New rules have wiped as much as 60 per cent off betting shop profits
Newly filed accounts for family-run Megabet, based near Newcastle, reveal that it closed 45 of its betting shops in July, after the FOBT crackdown made ‘more than half the shop estate loss-making’.
In the same month, Scotland’s biggest independent bookmaker, Scotbet, went into receivership, calling the Government’s intervention ‘the straw that broke the camel’s back’. Bosses saved 30 of the firm’s 41 betting shops through a pre-pack deal with receivers.
The greatest losses are expected at three of the high street giants. Ladbrokes Coral, William Hill and Betfred are on course to close up to 1,930 shops in total, potentially affecting 11,350 jobs.
FTSE 250-listed William Hill reported a ‘significant fall in gaming machine revenues’ due to the FOBT crackdown.

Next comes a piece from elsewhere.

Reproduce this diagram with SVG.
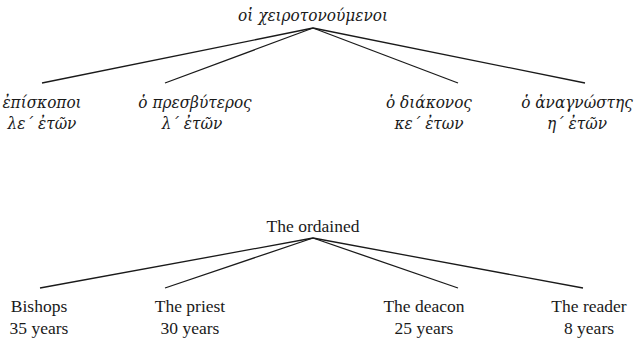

It has already closed around 700 high street shops.
GVC Holdings, which bought Ladbrokes Coral in a £4billion deal last year, has shut 198 high street shops, and said up to 702 more will close by April 2021. Up to 5,000 jobs are at risk at the Isle of Man-based GVC, which also owns Sportingbet and Bwin.
Betfred – privately owned by billionaire brothers Fred and Peter Done – lobbied the Government hard last year to try to thwart the FOBT crackdown, accusing Ministers of ‘playing politics with people’s jobs’.

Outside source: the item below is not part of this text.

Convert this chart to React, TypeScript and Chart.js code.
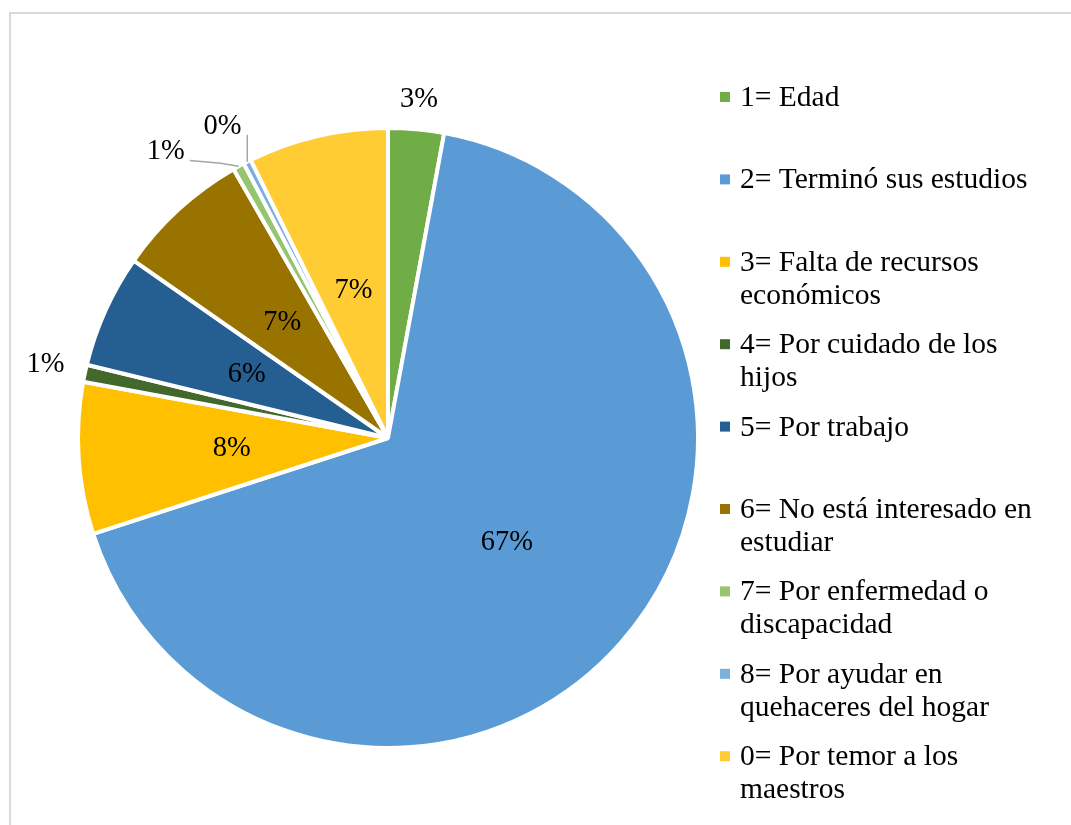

It has shut 50 high street shops since April and Fred Done said last night up to another 280 could close over the next two years, putting 1,850 jobs under threat.
The Government has insisted that FOBTs – known as the ‘crack cocaine’ of gambling – are a ‘social blight’, encouraging low-income Britons to lose £1.8billion a year.

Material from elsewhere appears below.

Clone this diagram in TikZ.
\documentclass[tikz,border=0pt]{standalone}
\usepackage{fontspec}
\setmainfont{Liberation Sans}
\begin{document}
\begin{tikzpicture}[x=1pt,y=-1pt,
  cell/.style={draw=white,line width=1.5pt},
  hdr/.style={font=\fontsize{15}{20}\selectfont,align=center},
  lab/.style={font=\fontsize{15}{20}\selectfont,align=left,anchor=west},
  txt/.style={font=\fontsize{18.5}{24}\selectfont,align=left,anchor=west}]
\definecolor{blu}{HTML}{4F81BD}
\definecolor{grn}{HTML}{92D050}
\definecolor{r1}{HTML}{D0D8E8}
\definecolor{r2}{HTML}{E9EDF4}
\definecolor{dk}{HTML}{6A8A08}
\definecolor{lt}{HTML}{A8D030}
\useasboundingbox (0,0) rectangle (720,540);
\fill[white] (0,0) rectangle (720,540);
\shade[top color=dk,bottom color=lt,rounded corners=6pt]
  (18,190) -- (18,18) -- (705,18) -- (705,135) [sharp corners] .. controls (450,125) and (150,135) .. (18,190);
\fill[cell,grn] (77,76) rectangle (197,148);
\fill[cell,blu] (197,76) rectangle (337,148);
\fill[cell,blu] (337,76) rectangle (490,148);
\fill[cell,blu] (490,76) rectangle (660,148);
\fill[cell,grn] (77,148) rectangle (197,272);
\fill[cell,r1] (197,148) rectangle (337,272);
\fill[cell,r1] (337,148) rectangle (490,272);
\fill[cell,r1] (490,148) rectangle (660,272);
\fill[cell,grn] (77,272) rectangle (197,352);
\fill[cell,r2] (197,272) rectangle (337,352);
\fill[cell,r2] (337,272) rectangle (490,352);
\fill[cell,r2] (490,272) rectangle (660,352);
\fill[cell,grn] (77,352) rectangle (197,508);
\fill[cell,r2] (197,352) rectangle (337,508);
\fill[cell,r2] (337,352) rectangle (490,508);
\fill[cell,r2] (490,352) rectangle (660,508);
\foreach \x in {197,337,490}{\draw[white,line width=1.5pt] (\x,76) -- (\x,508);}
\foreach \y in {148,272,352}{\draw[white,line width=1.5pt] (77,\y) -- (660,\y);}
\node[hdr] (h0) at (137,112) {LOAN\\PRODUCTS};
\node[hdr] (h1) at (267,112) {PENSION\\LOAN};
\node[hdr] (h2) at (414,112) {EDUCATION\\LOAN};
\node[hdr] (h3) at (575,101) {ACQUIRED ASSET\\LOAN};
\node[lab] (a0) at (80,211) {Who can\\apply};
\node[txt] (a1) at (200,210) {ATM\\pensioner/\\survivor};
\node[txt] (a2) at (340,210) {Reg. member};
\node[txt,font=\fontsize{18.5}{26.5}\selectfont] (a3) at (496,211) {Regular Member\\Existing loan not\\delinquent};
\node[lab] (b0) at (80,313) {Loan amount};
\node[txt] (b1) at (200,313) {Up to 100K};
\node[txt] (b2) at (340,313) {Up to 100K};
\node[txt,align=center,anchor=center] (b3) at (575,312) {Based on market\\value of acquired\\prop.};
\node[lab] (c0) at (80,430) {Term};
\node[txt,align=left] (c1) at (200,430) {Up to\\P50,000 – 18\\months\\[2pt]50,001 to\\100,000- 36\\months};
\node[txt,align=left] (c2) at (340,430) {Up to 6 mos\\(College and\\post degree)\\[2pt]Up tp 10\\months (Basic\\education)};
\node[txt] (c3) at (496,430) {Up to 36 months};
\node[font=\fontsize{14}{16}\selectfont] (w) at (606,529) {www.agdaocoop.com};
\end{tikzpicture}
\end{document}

But Greg Knight, managing director of Jenningsbet, said the decision to clamp down on FOBTs means gamblers have simply ‘migrated to other forms of less well-regulated gambling’ such as amusement arcades, known as adult gaming centres. He added: ‘Amusement arcades are far less evolved in terms of harm prevention and yet they are now booming.
William Hill reported a ‘significant fall in gaming machine revenues’ due to FOBT crackdown
‘So effectively what you have is betting shops closing and adult gaming centres opening. They are staffed in fewer numbers and are not so stringently regulated, so you have to wonder what has been achieved.’
The crisis has been exacerbated by steep business rates and a 15 per cent tax on bookies’ profits from sports betting. Jenningsbet has lobbied the Government to introduce a tax relief system for small and medium-sized retail betting firms, ‘similar to the relief given to small breweries’.
‘But to no avail,’ said Knight.
High street bookmakers have also been hit by the shift to online betting, which now accounts for 39 per cent of Britain’s £14.5billion annual gambling revenues.
Paddy Power Betfair, where online sales account for 82 per cent of global revenues, is the only major UK bookmaker that will not close shops.
Parent company Flutter Entertainment is expected to complete a £10billion merger with Canada’s The Stars Group next year.